* TASK DETAILS *
Restate all of the data exactly.

* PROVIDED MATERIAL *
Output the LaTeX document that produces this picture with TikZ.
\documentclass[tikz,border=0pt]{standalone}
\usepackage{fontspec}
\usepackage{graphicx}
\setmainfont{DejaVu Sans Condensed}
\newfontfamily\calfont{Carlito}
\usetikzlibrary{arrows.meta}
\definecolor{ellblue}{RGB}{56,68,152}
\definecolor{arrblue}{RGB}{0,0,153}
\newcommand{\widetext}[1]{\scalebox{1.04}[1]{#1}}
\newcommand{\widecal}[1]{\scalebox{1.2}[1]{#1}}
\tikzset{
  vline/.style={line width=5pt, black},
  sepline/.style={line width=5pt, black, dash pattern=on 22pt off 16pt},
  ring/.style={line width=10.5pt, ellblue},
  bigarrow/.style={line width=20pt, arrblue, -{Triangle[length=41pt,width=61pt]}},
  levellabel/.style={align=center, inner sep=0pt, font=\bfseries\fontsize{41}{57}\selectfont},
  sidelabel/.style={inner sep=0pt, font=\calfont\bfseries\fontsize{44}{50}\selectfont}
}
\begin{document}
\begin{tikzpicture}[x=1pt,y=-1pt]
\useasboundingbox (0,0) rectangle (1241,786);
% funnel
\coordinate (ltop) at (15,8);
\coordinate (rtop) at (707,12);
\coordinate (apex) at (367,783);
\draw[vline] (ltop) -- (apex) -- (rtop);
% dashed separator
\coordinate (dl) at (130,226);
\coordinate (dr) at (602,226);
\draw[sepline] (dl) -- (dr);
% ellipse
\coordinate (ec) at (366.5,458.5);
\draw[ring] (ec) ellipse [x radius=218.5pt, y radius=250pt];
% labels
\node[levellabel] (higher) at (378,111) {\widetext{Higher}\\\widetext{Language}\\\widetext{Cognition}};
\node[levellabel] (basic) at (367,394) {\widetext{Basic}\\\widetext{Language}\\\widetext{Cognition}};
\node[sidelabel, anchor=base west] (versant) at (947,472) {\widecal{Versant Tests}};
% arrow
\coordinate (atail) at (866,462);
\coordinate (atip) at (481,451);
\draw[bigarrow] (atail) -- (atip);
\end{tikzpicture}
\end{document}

* EXERCISE RESULT *
Output the LaTeX document that produces this picture with TikZ.
\documentclass[tikz,border=0pt]{standalone}
\usepackage{fontspec}
\usepackage{graphicx}
\setmainfont{DejaVu Sans Condensed}
\newfontfamily\calfont{Carlito}
\usetikzlibrary{arrows.meta}
\definecolor{ellblue}{RGB}{56,68,152}
\definecolor{arrblue}{RGB}{0,0,153}
\newcommand{\widetext}[1]{\scalebox{1.04}[1]{#1}}
\newcommand{\widecal}[1]{\scalebox{1.2}[1]{#1}}
\tikzset{
  vline/.style={line width=5pt, black},
  sepline/.style={line width=5pt, black, dash pattern=on 22pt off 16pt},
  ring/.style={line width=10.5pt, ellblue},
  bigarrow/.style={line width=20pt, arrblue, -{Triangle[length=41pt,width=61pt]}},
  levellabel/.style={align=center, inner sep=0pt, font=\bfseries\fontsize{41}{57}\selectfont},
  sidelabel/.style={inner sep=0pt, font=\calfont\bfseries\fontsize{44}{50}\selectfont}
}
\begin{document}
\begin{tikzpicture}[x=1pt,y=-1pt]
\useasboundingbox (0,0) rectangle (1241,786);
% funnel
\coordinate (ltop) at (15,8);
\coordinate (rtop) at (707,12);
\coordinate (apex) at (367,783);
\draw[vline] (ltop) -- (apex) -- (rtop);
% dashed separator
\coordinate (dl) at (130,226);
\coordinate (dr) at (602,226);
\draw[sepline] (dl) -- (dr);
% ellipse
\coordinate (ec) at (366.5,458.5);
\draw[ring] (ec) ellipse [x radius=218.5pt, y radius=250pt];
% labels
\node[levellabel] (higher) at (378,111) {\widetext{Higher}\\\widetext{Language}\\\widetext{Cognition}};
\node[levellabel] (basic) at (367,394) {\widetext{Basic}\\\widetext{Language}\\\widetext{Cognition}};
\node[sidelabel, anchor=base west] (versant) at (947,472) {\widecal{Versant Tests}};
% arrow
\coordinate (atail) at (866,462);
\coordinate (atip) at (481,451);
\draw[bigarrow] (atail) -- (atip);
\end{tikzpicture}
\end{document}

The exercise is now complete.